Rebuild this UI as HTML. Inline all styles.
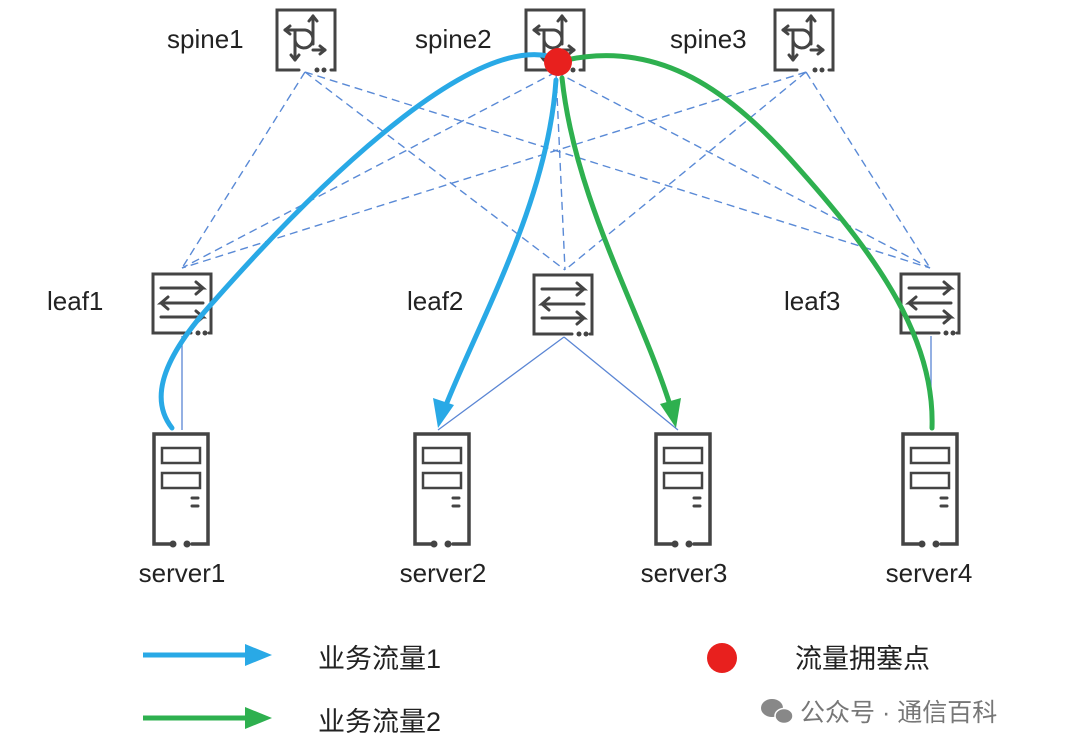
<!DOCTYPE html>
<html><head><meta charset="utf-8"><style>
body{margin:0;background:#fff;}
svg{display:block}
text{font-family:"Liberation Sans","Noto Sans CJK SC",sans-serif;fill:#222}
</style></head><body>
<svg width="1080" height="754" viewBox="0 0 1080 754" xmlns="http://www.w3.org/2000/svg">
<defs>
<g id="spine" fill="none" stroke="#444" stroke-width="3" stroke-linecap="round">
  <path d="M24 62 H2 V2 H60 V62 H56"/>
  <circle cx="42" cy="62" r="2.5" fill="#444" stroke="none"/><circle cx="49" cy="62" r="2.5" fill="#444" stroke="none"/>
  <path d="M10 22 H26"/><path d="M10 22 l5 -4 M10 22 l5 4"/>
  <path d="M38 8 V36"/><path d="M38 8 l-4 5 M38 8 l4 5"/>
  <path d="M38 42 H50"/><path d="M50 42 l-5 -4 M50 42 l-5 4"/>
  <path d="M20 22 V52"/><path d="M20 52 l-4 -5 M20 52 l4 -5"/>
  <path d="M20 32 a9 9 0 1 0 10 -10 H26"/>
</g>
<g id="leaf" fill="none" stroke="#444" stroke-width="3" stroke-linecap="round">
  <path d="M40 61 H2 V2 H60 V61 H58"/>
  <circle cx="47" cy="61" r="2.5" fill="#444" stroke="none"/><circle cx="54" cy="61" r="2.5" fill="#444" stroke="none"/>
  <path d="M10 16 H52 l-7 -6 M52 16 l-7 6"/>
  <path d="M52 31 H10 l7 -6 M10 31 l7 6"/>
  <path d="M10 45 H52 l-7 -6 M52 45 l-7 6"/>
</g>
<g id="server" fill="none" stroke="#444" stroke-width="3.5" stroke-linecap="round">
  <path d="M20 114 H4 V4 H58 V114 H42"/>
  <circle cx="23" cy="114" r="3.5" fill="#444" stroke="none"/><circle cx="37" cy="114" r="3.5" fill="#444" stroke="none"/>
  <rect x="12" y="18" width="38" height="15" stroke-width="2.5"/>
  <rect x="12" y="43" width="38" height="15" stroke-width="2.5"/>
  <path d="M42 68 h6 M42 76 h6" stroke-width="3"/>
</g>
</defs>

<g stroke="#5a8ad6" stroke-width="1.4" stroke-dasharray="8,5" fill="none">
  <path d="M305 72 L182 268 M305 72 L565 270 M305 72 L930 268"/>
  <path d="M556 72 L182 268 M556 72 L565 270 M556 72 L930 268"/>
  <path d="M806 72 L182 268 M806 72 L565 270 M806 72 L930 268"/>
</g>
<g stroke="#5b86d4" stroke-width="1.3" fill="none">
  <path d="M182 336 V430 M564 337 L438 430 M564 337 L678 430 M931 336 V430"/>
</g>

<use href="#spine" x="275" y="8"/>
<use href="#spine" x="524" y="8"/>
<use href="#spine" x="773" y="8"/>
<use href="#leaf" x="151" y="272"/>
<use href="#leaf" x="532" y="273"/>
<use href="#leaf" x="899" y="272"/>
<use href="#server" x="150" y="430"/>
<use href="#server" x="411" y="430"/>
<use href="#server" x="652" y="430"/>
<use href="#server" x="899" y="430"/>

<g fill="none" stroke-width="5" stroke-linecap="round">
  <path d="M172 428 C150 400 160 360 215 300 C330 170 470 40 548 56" stroke="#29a9e6"/>
  <path d="M556 80 C548 200 480 320 446 405" stroke="#29a9e6"/>
  <path d="M562 78 C575 200 640 310 670 405" stroke="#2eb04f"/>
  <path d="M566 60 C660 40 730 90 800 170 C880 260 935 340 932 428" stroke="#2eb04f"/>
</g>
<path d="M438 428 L433 398 L454 405 Z" fill="#29a9e6"/>
<path d="M676 428 L660 404 L681 398 Z" fill="#2eb04f"/>
<circle cx="558" cy="62" r="14" fill="#e8201e"/>

<g font-size="26">
  <text x="167" y="48">spine1</text>
  <text x="415" y="48">spine2</text>
  <text x="670" y="48">spine3</text>
  <text x="47" y="310">leaf1</text>
  <text x="407" y="310">leaf2</text>
  <text x="784" y="310">leaf3</text>
  <text x="182" y="582" text-anchor="middle">server1</text>
  <text x="443" y="582" text-anchor="middle">server2</text>
  <text x="684" y="582" text-anchor="middle">server3</text>
  <text x="929" y="582" text-anchor="middle">server4</text>
</g>

<path d="M143 655 H248" stroke="#29a9e6" stroke-width="5"/>
<path d="M245 644 L272 655 L245 666 Z" fill="#29a9e6"/>
<path d="M143 718 H248" stroke="#2eb04f" stroke-width="5"/>
<path d="M245 707 L272 718 L245 729 Z" fill="#2eb04f"/>
<text x="318" y="668" font-size="27">业务流量1</text>
<text x="318" y="731" font-size="27">业务流量2</text>
<circle cx="722" cy="658" r="15" fill="#e8201e"/>
<text x="795" y="668" font-size="27">流量拥塞点</text>
<g fill="#888">
  <ellipse cx="772" cy="708" rx="11" ry="9"/>
  <ellipse cx="784" cy="716" rx="9" ry="7.5" stroke="#fff" stroke-width="1.5"/>
</g>
<text x="800" y="721" font-size="25" style="fill:#777">公众号 · 通信百科</text>
</svg>
</body></html>
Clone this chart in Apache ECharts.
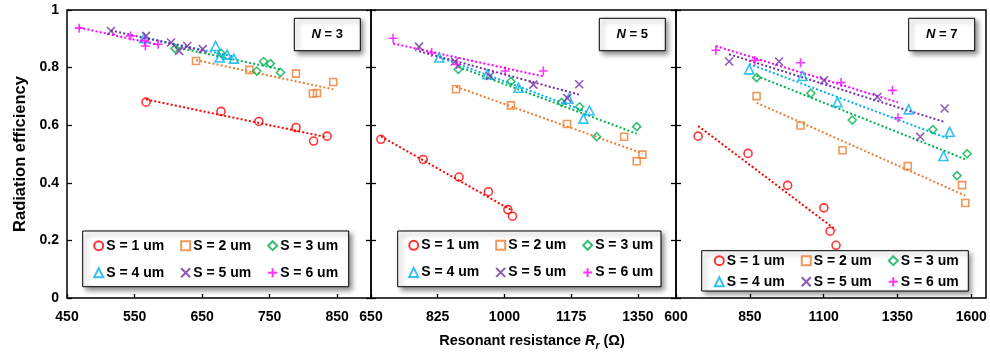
<!DOCTYPE html>
<html><head><meta charset="utf-8">
<script src="https://cdn.jsdelivr.net/npm/echarts@6/dist/echarts.min.js"></script>
<style>html,body{margin:0;padding:0;background:#fff}#c{width:990px;height:353px}</style>
</head><body><div id="c"></div>
<script>
// ---------- DATA ----------
const seriesNames = ['S = 1 um', 'S = 2 um', 'S = 3 um', 'S = 4 um', 'S = 5 um', 'S = 6 um'];
const panelLabels = ['3', '5', '7'];
const n3_xTicks = [450, 550, 650, 750, 850];
const n5_xTicks = [650, 825, 1000, 1175, 1350];
const n7_xTicks = [600, 850, 1100, 1350, 1600];
const yTickInterval = 0.2;

// N = 3
const n3_S1 = [[567,0.680],[678,0.648],[734,0.613],[789,0.592],[815,0.545],[835,0.562]];
const n3_S2 = [[641,0.823],[720,0.792],[789,0.779],[814,0.710],[820,0.712],[844,0.750]];
const n3_S3 = [[610,0.866],[678,0.850],[731,0.788],[741,0.821],[751,0.814],[766,0.783]];
const n3_S4 = [[564,0.902],[670,0.875],[676,0.835],[687,0.845],[697,0.831]];
const n3_S5 = [[515,0.927],[567,0.910],[604,0.887],[616,0.858],[628,0.875],[651,0.864]];
const n3_S6 = [[468,0.937],[544,0.910],[565,0.893],[566,0.875],[585,0.881]];
// N = 5
const n5_S1 = [[676,0.551],[787,0.481],[881,0.420],[958,0.369],[1009,0.307],[1021,0.284]];
const n5_S2 = [[873,0.725],[1017,0.669],[1164,0.604],[1314,0.560],[1362,0.498],[1347,0.475]];
const n5_S3 = [[879,0.794],[1017,0.752],[1150,0.679],[1197,0.664],[1242,0.560],[1347,0.595]];
const n5_S4 = [[829,0.835],[955,0.777],[1037,0.730],[1168,0.692],[1223,0.651],[1207,0.623]];
const n5_S5 = [[776,0.873],[870,0.821],[962,0.771],[1076,0.741],[1165,0.694],[1196,0.742]];
const n5_S6 = [[708,0.902],[809,0.852],[875,0.811],[1002,0.788],[1102,0.788]];
// N = 7
const n7_S1 = [[675,0.562],[844,0.502],[978,0.391],[1101,0.313],[1122,0.232],[1142,0.183]];
const n7_S2 = [[873,0.701],[1022,0.599],[1164,0.513],[1385,0.458],[1569,0.392],[1580,0.330]];
const n7_S3 = [[873,0.765],[1057,0.711],[1197,0.618],[1470,0.585],[1586,0.501],[1552,0.425]];
const n7_S4 = [[848,0.794],[1029,0.771],[1147,0.680],[1388,0.655],[1527,0.577],[1506,0.493]];
const n7_S5 = [[780,0.821],[949,0.821],[1101,0.756],[1282,0.698],[1427,0.560],[1510,0.658]];
const n7_S6 = [[735,0.860],[867,0.825],[1022,0.817],[1159,0.748],[1333,0.721],[1352,0.626]];

// ---------- STYLE ----------
const FONT = 'Liberation Sans, Arial, sans-serif';
const colors = ['#FF0000', '#ED7D31', '#00B050', '#00B0F0', '#7030A0', '#FF00FF'];
const symbols = ['circle', 'rect', 'diamond', 'triangle',
  'path://M0,0L8,8M8,0L0,8', 'path://M4,0L4,8M0,4L8,4'];
const symSizes = [8, 7, 8, 9, 8, 9];

const panels = [
  [n3_S1, n3_S2, n3_S3, n3_S4, n3_S5, n3_S6],
  [n5_S1, n5_S2, n5_S3, n5_S4, n5_S5, n5_S6],
  [n7_S1, n7_S2, n7_S3, n7_S4, n7_S5, n7_S6]
];
const xTicks = [n3_xTicks, n5_xTicks, n7_xTicks];
const xRanges = [[450, 900], [650, 1450], [600, 1650]];
const grids = [
  { left: 67, top: 10, width: 304, height: 288 },
  { left: 371, top: 10, width: 305, height: 288 },
  { left: 676, top: 10, width: 310, height: 288 }
];

// linear least-squares trendline over the data range (like Excel's linear trendline)
function trend(pts) {
  const n = pts.length;
  let sx = 0, sy = 0, sxx = 0, sxy = 0, mn = Infinity, mx = -Infinity;
  pts.forEach(([x, y]) => { sx += x; sy += y; sxx += x * x; sxy += x * y; mn = Math.min(mn, x); mx = Math.max(mx, x); });
  const b = (n * sxy - sx * sy) / (n * sxx - sx * sx);
  const a = (sy - b * sx) / n;
  return [[mn, a + b * mn], [mx, a + b * mx]];
}

const tickStyle = { color: '#000', width: 1.3 };

const gridOpt = grids.map(g => Object.assign({}, g, {
  show: true, borderColor: '#000', borderWidth: 1.5, backgroundColor: 'transparent'
}));

const xAxisOpt = grids.map((g, i) => ({
  type: 'value', gridIndex: i, min: xRanges[i][0], max: xRanges[i][1],
  axisLine: { show: false }, splitLine: { show: false },
  axisTick: { show: true, inside: true, length: 4, lineStyle: tickStyle, customValues: xTicks[i] },
  axisLabel: { customValues: xTicks[i], formatter: v => String(v), fontSize: 14, fontWeight: 'bold',
    color: '#000', margin: 12, fontFamily: FONT }
}));

const yAxisOpt = [];
const leftY = [];
grids.forEach((g, i) => {
  leftY.push(yAxisOpt.length);
  yAxisOpt.push({
    type: 'value', gridIndex: i, position: 'left', min: 0, max: 1, interval: yTickInterval,
    axisLine: { show: false }, splitLine: { show: false },
    axisTick: { show: true, inside: true, length: 5, lineStyle: tickStyle },
    axisLabel: { show: i === 0, fontSize: 14, fontWeight: 'bold', color: '#000', margin: 8, fontFamily: FONT },
    name: i === 0 ? 'Radiation efficiency' : '', nameLocation: 'middle', nameGap: 38,
    nameTextStyle: { fontSize: 16.5, fontWeight: 'bold', color: '#000', fontFamily: FONT }
  });
  if (i < 2) {
    yAxisOpt.push({
      type: 'value', gridIndex: i, position: 'right', min: 0, max: 1, interval: yTickInterval,
      axisLine: { show: false }, splitLine: { show: false },
      axisTick: { show: true, inside: true, length: 5, lineStyle: tickStyle },
      axisLabel: { show: false }
    });
  }
});

const series = [];
panels.forEach((sets, p) => {
  sets.forEach((pts, s) => {
    series.push({
      name: 'fit' + p + s, type: 'line', xAxisIndex: p, yAxisIndex: leftY[p],
      data: trend(pts), symbol: 'none', silent: true, z: 2,
      lineStyle: { color: colors[s], width: 2, type: [2, 2.2] }
    });
  });
  sets.forEach((pts, s) => {
    series.push({
      name: seriesNames[s], type: 'scatter', xAxisIndex: p, yAxisIndex: leftY[p],
      data: pts, symbol: symbols[s], symbolSize: symSizes[s], z: 3,
      itemStyle: { color: 'rgba(255,255,255,0)', borderColor: colors[s], borderWidth: 1.6 }
    });
  });
});

// legends: one per row per panel
const legendBoxes = [
  { x: 82.7, y: 231, w: 266, h: 55.7, iconLeft: 93.2, rowCenters: [245.7, 272.7] },
  { x: 397.7, y: 231, w: 263.3, h: 55.7, iconLeft: 408.2, rowCenters: [245.3, 272.4] },
  { x: 701.7, y: 250.7, w: 266.6, h: 40.3, iconLeft: 713.8, rowCenters: [260.7, 281.7] }
];
const legends = [];
legendBoxes.forEach(b => {
  [0, 1].forEach(r => {
    legends.push({
      left: b.iconLeft, top: b.rowCenters[r] - 8, orient: 'horizontal', padding: 0,
      itemGap: 16, itemWidth: 9, itemHeight: 9, selectedMode: false, z: 6,
      data: seriesNames.slice(r * 3, r * 3 + 3),
      textStyle: { fontSize: 14, fontWeight: 'bold', color: '#000', fontFamily: FONT, lineHeight: 16, padding: [0, 0, 0, -2] }
    });
  });
});

const nBoxes = [
  { x: 294.3, y: 18.3 }, { x: 599.3, y: 18.3 }, { x: 908.7, y: 18.3 }
];
const graphics = [];
legendBoxes.forEach(b => {
  graphics.push({
    type: 'rect', z: 5, shape: { x: b.x, y: b.y, width: b.w, height: b.h },
    style: { fill: '#fff', stroke: '#000', lineWidth: 1, shadowBlur: 5, shadowOffsetX: 3, shadowOffsetY: 3, shadowColor: 'rgba(0,0,0,0.45)' }
  });
});
nBoxes.forEach((b, i) => {
  graphics.push({
    type: 'rect', z: 5, shape: { x: b.x, y: b.y, width: 66, height: 32.4 },
    style: { fill: '#fff', stroke: '#000', lineWidth: 1, shadowBlur: 5, shadowOffsetX: 3, shadowOffsetY: 3, shadowColor: 'rgba(0,0,0,0.45)' }
  });
  graphics.push({
    type: 'text', z: 6, x: b.x + 33, y: b.y + 16.2,
    style: {
      text: '{i|N} = ' + panelLabels[i], align: 'center', verticalAlign: 'middle',
      fontSize: 13, fontWeight: 'bold', fontFamily: FONT, fill: '#000',
      rich: { i: { fontStyle: 'italic', fontWeight: 'bold', fontSize: 13, fontFamily: FONT, fill: '#000' } }
    }
  });
});
graphics.push({
  type: 'text', z: 6, x: 532, y: 341,
  style: {
    text: 'Resonant resistance {i|R}{s|r} (Ω)', align: 'center', verticalAlign: 'middle',
    fontSize: 14.5, fontWeight: 'bold', fontFamily: FONT, fill: '#000', lineHeight: 20,
    rich: {
      i: { fontStyle: 'italic', fontWeight: 'bold', fontSize: 14.5, fontFamily: FONT, fill: '#000', lineHeight: 20 },
      s: { fontStyle: 'italic', fontWeight: 'bold', fontSize: 10, fontFamily: FONT, fill: '#000', lineHeight: 10, verticalAlign: 'bottom' }
    }
  }
});

const chart = echarts.init(document.getElementById('c'), null, { renderer: 'canvas' });
chart.setOption({
  animation: false,
  backgroundColor: '#fff',
  textStyle: { fontFamily: FONT },
  grid: gridOpt,
  xAxis: xAxisOpt,
  yAxis: yAxisOpt,
  legend: legends,
  graphic: graphics,
  series: series
});
</script>
</body></html>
----
- _What is being asked_: Copy out only the lines from the one containing "Clone this chart in Apache ECharts." through the one containing "const yTickInterval = 0.2;", exactly, with both ends. Any picture is left out.

- _Response below_:
Clone this chart in Apache ECharts.
<!DOCTYPE html>
<html><head><meta charset="utf-8">
<script src="https://cdn.jsdelivr.net/npm/echarts@6/dist/echarts.min.js"></script>
<style>html,body{margin:0;padding:0;background:#fff}#c{width:990px;height:353px}</style>
</head><body><div id="c"></div>
<script>
// ---------- DATA ----------
const seriesNames = ['S = 1 um', 'S = 2 um', 'S = 3 um', 'S = 4 um', 'S = 5 um', 'S = 6 um'];
const panelLabels = ['3', '5', '7'];
const n3_xTicks = [450, 550, 650, 750, 850];
const n5_xTicks = [650, 825, 1000, 1175, 1350];
const n7_xTicks = [600, 850, 1100, 1350, 1600];
const yTickInterval = 0.2;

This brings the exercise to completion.